Si le statut ENM de la Chine était prévu pour durer 15 ans, la question se pose si la Chine est véritablement devenue après décembre 2016, une « économie de marché ». L’Europe, les États-Unis, le Canada, le Japon, le Mexique et l’Inde en doutent. Dans une ENM, les prix intérieurs sont considérés comme peu fiables pour déterminer la valeur normale du bien dans le pays, car ils sont faussés par l’intervention de l’État. Or, c’est bien ce que reprochent encore à la Chine ses principaux partenaires économiques. De fait, pas plus tard qu’en juillet 2024, l’OMC déclarait ne pas être en mesure d’obtenir une vision claire du soutien financier de la Chine à des secteurs industriels clés, tels que les véhicules électriques ou la production d’aluminium et d’acier, en raison d’un « manque général de transparence ».

Il faut se rappeler que si la Chine a pu faire partie de l’OMC, c’est grâce au lobbying des Etats-Unis, notamment de l’administration Clinton. Le président Bill Clinton soutenait que l’entrée de la Chine à l’OMC favoriserait la paix au niveau mondial, serait un vecteur de croissance pour les Etats-Unis et induirait des réformes économiques en Chine, déclarant au moment de l’accession de la Chine à l’OMC le 11 décembre 2001 : « Aujourd’hui, la Chambre des représentants a fait un pas historique vers la prospérité continue en Amérique, la réforme en Chine et la paix dans le monde ».

Adoptant le point de vue libéral des tenants de la théorie de la modernisation (liant progrès économique et libéralisation politique), le président George H. W. Bush se montrait confiant dans les effets émollients du doux commerce sur le Parti communiste chinois : « aucune nation sur Terre n’a découvert un moyen d’importer les biens et services du monde tout en stoppant les idées étrangères à la frontière ». La théorie était que la Chine en s’ouvrant économiquement au monde s’ouvrait aussi culturellement aux idées « étrangères » et que l’ouverture commerciale mènerait à terme à la démocratisation. En réalité, on le sait aujourd’hui, l’adhésion de la Chine à l’OMC a renforcé le contrôle du Parti communiste chinois, les gains économiques renforçant son modèle autoritaire plutôt qu’encourageant la réforme politique.

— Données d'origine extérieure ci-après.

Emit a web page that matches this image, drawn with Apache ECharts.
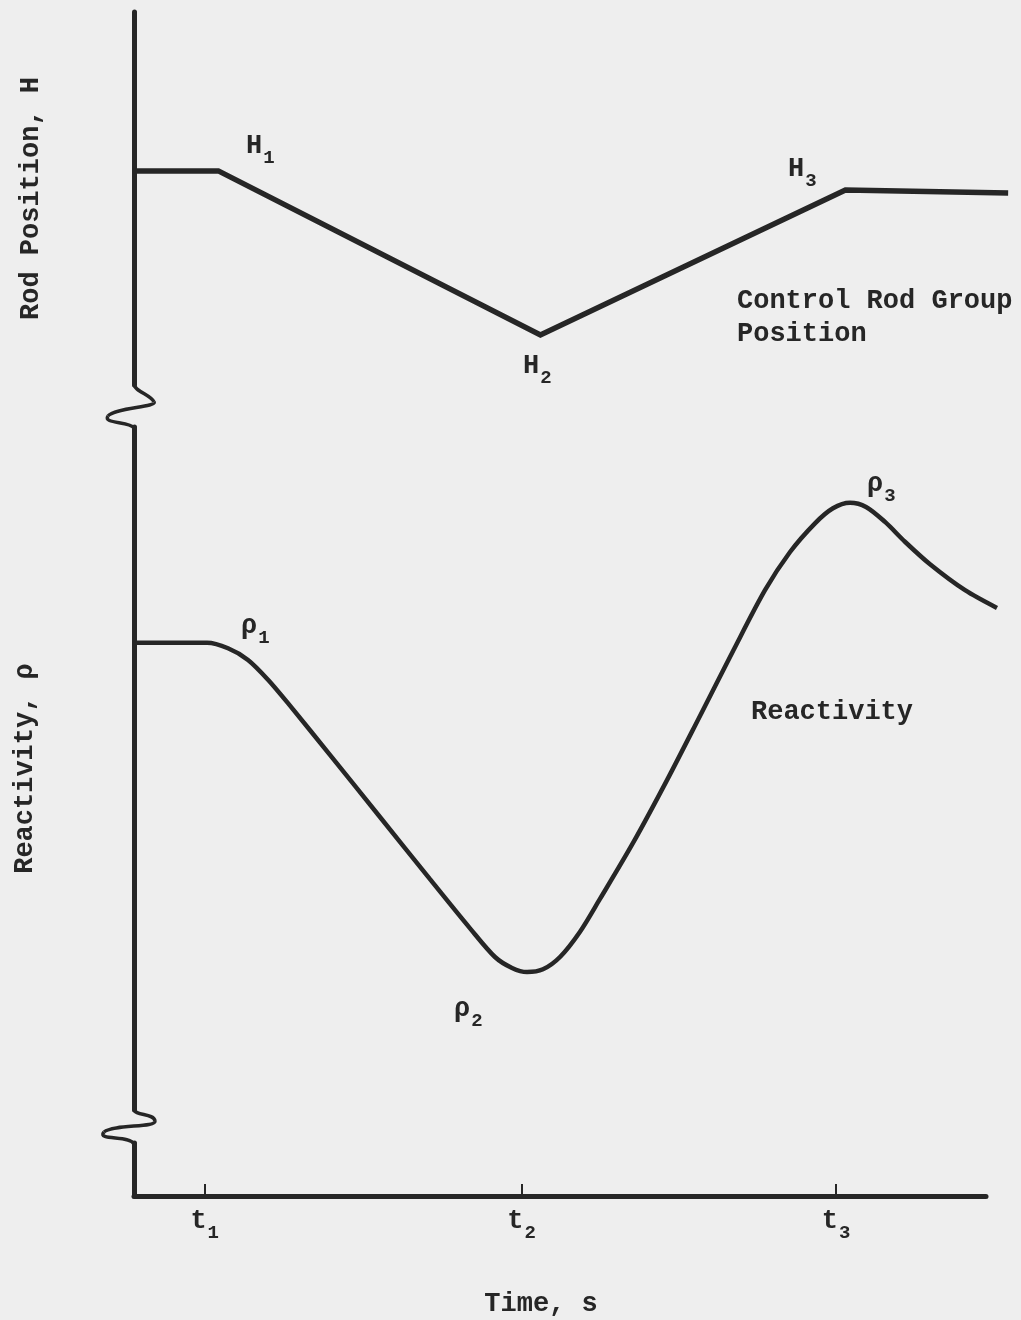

Pourquoi la Chine fait-elle donc cette annonce maintenant ? En réalité, la Chine utilise le même programme discursif depuis 2016 et l’arrivée au pouvoir de Donald Trump. On se rappelle qu’en 2017 pour sa première et unique apparition au Forum économique mondial de Davos, le président chinois Xi Jinping avait défendu la mondialisation économique : le but était de prendre Washington à son propre piège néolibéral et de faire passer l’Amérique de Trump pour le mauvais élève de la mondialisation. C’est le même stratagème avec ceci en plus que la Chine n’a jamais été autant visée par des plaintes au sein de l’OMC : en 2024, la Chine a été confrontée à un nombre record de différends commerciaux et fait l’objet de 198 enquêtes commerciales de l’OMC.

La décision chinoise de ne plus solliciter de nouveau traitement spécial et différencié dans les négociations au sein de l’OMC lui permet de s’attirer les bonnes grâces de l’Institution à moindre frais : la directrice générale de l’OMC, Ngozi Okonjo-Iweala, y voyant « l’aboutissement de nombreuses années de travail acharné » et saluant « le leadership » de la Chine. C’est qu’en effet, l’OMC a été mis en « état de mort cérébrale » par la guerre commerciale décidée par Trump et ses taxes douanières à 10 ou 50% définies en dehors de tout cadre multilatéral. Or, son accession à l’OMC a représenté pour la Chine une véritable aubaine, malgré une kyrielle de plaintes pour anti-dumping, restriction sur les terres rares et vol de propriété intellectuelle qui n’ont pas freiné son essor. Au cours des 20 années qui ont suivi son adhésion, la Chine a vu son PIB multiplié par huit : devenue la deuxième économie mondiale, sa part dans l’économie mondiale passant de 4 % en 2001 à 17,4 % en 2020 ; cela grâce à des exportations de marchandises qui ont plus que septuplé.

On peut également interpréter cet abandon du TSD comme une déclaration de « bonne intention » de la Chine en vue de la prochaine rencontre prévue cet automne entre Xi Jinping et Donald Trump en Corée du Sud. Mais, de façon moins diplomatico-romantique, il s’agit d’abord d’une démarche réaliste dans le cas où des droits de douane unilatéraux devaient toujours être mis en place : en effet, si les États-Unis continuent l’imposition de droits de douane réciproques à l’échelle mondiale, la Chine n’en serait pas exemptée, même en bénéficiant du TSD au sein de l’OMC. Autant donc l’abandonner de soi-même pour recevoir les félicitations d’une institution impuissante à contrer la délibéralisation du commerce mondial impulsée par Donald Trump.